** START **

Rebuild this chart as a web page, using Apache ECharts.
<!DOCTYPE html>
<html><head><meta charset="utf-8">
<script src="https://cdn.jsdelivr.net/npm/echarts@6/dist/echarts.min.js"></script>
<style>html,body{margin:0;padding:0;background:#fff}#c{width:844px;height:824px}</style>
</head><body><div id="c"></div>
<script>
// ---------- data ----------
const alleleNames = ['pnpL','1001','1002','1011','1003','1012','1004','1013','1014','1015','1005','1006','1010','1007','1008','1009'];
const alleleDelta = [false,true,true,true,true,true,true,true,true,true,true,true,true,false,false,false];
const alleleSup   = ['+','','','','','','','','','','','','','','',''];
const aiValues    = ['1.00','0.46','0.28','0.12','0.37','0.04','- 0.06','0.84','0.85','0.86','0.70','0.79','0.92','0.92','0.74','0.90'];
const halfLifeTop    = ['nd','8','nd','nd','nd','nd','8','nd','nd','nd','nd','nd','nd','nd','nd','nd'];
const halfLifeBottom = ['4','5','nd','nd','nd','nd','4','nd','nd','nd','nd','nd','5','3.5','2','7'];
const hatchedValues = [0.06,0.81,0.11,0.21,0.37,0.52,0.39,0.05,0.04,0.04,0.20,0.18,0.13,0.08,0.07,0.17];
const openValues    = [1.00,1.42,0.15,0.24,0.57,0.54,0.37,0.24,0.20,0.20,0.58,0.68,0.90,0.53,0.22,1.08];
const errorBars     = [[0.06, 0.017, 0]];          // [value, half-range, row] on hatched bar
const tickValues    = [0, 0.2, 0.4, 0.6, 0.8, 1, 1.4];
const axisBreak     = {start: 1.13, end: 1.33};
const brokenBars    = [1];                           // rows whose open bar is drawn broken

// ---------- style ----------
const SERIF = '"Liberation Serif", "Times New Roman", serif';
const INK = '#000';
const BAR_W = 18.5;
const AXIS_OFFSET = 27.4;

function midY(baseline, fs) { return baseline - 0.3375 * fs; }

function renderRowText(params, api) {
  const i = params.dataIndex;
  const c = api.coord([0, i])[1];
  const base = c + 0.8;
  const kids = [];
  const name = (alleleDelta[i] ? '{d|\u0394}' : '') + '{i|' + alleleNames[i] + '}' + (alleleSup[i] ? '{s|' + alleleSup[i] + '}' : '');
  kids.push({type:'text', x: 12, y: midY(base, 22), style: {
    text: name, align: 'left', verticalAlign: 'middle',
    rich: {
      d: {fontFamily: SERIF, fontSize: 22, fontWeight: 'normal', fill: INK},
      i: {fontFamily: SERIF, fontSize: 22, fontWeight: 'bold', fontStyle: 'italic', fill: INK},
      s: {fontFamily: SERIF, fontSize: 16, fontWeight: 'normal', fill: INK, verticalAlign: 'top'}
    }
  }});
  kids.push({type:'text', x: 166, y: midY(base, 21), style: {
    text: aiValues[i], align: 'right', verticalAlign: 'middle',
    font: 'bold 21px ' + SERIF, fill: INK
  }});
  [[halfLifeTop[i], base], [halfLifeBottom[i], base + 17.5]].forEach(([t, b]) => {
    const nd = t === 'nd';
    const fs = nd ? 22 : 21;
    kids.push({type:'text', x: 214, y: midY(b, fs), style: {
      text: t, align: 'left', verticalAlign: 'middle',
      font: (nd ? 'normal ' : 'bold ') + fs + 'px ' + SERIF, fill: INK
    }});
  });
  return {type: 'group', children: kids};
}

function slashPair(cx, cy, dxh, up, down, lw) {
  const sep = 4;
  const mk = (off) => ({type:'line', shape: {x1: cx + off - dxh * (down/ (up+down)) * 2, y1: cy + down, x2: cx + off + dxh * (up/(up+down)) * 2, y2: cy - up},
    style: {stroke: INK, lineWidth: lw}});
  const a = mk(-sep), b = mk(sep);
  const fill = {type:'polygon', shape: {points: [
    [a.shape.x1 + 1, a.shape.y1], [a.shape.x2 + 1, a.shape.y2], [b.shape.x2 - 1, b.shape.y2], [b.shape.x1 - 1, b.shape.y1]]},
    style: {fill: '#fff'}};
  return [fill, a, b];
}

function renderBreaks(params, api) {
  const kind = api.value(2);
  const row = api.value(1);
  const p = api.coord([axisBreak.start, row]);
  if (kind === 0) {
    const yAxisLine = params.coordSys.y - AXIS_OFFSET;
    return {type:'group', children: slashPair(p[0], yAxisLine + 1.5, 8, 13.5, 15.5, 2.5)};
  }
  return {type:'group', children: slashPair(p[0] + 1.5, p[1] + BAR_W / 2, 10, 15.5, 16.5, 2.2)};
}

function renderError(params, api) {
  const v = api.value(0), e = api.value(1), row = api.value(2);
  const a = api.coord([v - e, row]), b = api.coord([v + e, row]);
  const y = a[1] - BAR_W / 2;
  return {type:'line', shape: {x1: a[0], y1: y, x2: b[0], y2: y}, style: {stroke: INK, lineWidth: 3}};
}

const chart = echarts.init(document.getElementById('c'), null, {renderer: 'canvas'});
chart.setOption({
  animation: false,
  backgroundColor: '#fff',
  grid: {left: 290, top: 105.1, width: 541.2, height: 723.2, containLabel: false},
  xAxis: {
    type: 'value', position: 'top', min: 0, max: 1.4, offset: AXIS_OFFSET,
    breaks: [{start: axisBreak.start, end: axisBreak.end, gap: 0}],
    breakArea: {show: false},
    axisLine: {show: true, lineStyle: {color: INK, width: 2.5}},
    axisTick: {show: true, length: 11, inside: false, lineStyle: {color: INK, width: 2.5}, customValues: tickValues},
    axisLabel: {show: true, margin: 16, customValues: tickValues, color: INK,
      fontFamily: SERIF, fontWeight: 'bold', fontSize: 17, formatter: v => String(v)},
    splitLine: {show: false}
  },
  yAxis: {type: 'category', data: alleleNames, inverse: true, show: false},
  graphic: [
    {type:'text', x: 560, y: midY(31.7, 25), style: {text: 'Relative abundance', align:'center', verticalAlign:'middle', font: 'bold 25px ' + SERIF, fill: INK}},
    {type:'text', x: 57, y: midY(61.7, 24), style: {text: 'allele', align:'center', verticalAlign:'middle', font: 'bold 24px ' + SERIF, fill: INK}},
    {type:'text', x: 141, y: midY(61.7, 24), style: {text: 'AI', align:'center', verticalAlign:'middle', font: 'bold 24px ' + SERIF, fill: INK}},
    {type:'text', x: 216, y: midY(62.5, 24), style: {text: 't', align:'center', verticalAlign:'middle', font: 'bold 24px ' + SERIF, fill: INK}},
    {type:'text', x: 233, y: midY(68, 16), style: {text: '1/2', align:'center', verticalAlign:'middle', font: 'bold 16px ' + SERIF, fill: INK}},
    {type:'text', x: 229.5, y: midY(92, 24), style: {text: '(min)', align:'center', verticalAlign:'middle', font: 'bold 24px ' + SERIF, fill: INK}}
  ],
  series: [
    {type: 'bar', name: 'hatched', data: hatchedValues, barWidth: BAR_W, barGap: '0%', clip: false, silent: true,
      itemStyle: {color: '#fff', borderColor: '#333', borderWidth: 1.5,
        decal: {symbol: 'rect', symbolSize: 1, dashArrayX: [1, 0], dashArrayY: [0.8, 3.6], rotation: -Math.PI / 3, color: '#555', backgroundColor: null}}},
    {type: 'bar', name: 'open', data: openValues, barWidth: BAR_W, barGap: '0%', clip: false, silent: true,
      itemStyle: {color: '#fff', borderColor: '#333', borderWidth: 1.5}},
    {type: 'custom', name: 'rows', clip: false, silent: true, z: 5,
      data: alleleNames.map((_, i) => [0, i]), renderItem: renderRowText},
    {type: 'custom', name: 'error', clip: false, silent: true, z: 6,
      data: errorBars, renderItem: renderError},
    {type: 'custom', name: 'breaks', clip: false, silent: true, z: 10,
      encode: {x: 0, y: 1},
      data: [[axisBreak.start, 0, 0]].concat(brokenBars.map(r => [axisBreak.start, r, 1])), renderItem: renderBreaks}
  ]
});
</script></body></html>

** END **
** START **

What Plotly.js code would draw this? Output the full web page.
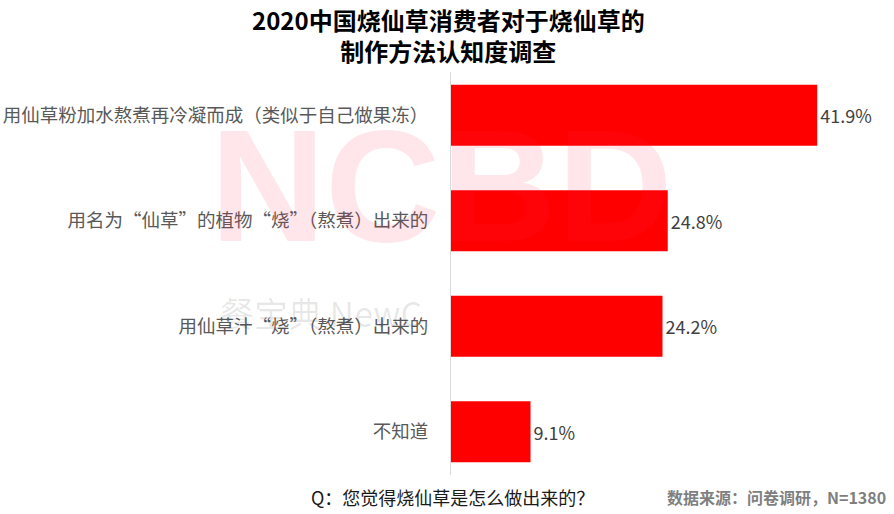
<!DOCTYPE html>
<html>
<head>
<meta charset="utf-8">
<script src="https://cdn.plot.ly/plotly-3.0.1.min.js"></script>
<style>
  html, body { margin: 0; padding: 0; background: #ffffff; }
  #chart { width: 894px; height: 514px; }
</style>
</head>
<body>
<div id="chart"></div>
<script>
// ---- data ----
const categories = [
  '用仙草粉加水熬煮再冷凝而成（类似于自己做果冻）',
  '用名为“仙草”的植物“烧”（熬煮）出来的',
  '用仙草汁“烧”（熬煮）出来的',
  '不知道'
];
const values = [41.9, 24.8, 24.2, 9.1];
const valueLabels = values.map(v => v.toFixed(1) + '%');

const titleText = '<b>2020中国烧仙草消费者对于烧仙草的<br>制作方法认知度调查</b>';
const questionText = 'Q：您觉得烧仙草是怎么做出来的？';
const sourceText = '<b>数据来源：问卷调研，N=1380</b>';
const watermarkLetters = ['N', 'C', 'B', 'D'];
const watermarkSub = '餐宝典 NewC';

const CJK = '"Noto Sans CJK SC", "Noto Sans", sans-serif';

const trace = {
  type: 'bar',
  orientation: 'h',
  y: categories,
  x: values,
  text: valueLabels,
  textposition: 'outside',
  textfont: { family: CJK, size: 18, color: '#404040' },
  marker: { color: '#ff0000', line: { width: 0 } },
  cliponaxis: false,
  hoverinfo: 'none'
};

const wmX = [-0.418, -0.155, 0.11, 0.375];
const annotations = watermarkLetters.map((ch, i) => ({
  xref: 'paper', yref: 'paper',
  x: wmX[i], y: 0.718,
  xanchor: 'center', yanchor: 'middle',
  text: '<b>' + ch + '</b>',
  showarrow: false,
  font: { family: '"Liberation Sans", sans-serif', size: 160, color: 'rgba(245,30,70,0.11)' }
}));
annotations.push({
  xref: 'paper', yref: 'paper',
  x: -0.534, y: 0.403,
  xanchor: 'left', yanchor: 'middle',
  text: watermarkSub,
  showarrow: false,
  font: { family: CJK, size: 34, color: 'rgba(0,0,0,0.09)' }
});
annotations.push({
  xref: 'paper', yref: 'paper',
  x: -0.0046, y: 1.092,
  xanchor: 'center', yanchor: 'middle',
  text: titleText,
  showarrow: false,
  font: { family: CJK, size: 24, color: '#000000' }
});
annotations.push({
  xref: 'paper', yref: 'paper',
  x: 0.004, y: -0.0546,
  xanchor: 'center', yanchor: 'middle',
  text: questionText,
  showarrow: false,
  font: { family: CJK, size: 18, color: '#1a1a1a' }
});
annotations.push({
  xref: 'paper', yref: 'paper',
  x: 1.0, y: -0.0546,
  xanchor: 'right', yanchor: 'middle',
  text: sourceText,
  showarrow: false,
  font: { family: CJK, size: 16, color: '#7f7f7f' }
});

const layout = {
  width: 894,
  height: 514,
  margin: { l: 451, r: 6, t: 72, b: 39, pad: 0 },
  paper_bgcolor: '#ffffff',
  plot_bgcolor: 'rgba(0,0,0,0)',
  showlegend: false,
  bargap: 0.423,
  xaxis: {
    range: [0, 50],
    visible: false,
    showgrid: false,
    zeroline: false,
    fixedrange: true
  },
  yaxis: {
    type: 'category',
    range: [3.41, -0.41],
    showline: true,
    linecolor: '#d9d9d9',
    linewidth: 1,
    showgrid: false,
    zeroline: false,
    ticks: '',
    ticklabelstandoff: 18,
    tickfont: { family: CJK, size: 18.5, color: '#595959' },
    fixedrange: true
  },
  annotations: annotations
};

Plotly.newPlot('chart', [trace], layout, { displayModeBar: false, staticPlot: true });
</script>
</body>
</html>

** END **

TASK TO CARRY OUT: Between the line with "What Plotly.js code" and the line with "const valueLabels = values.map(v", ends included, lies the span to copy exactly; copy nothing else and leave out the pictures.

THE REPLY:
What Plotly.js code would draw this? Output the full web page.
<!DOCTYPE html>
<html>
<head>
<meta charset="utf-8">
<script src="https://cdn.plot.ly/plotly-3.0.1.min.js"></script>
<style>
  html, body { margin: 0; padding: 0; background: #ffffff; }
  #chart { width: 894px; height: 514px; }
</style>
</head>
<body>
<div id="chart"></div>
<script>
// ---- data ----
const categories = [
  '用仙草粉加水熬煮再冷凝而成（类似于自己做果冻）',
  '用名为“仙草”的植物“烧”（熬煮）出来的',
  '用仙草汁“烧”（熬煮）出来的',
  '不知道'
];
const values = [41.9, 24.8, 24.2, 9.1];
const valueLabels = values.map(v => v.toFixed(1) + '%');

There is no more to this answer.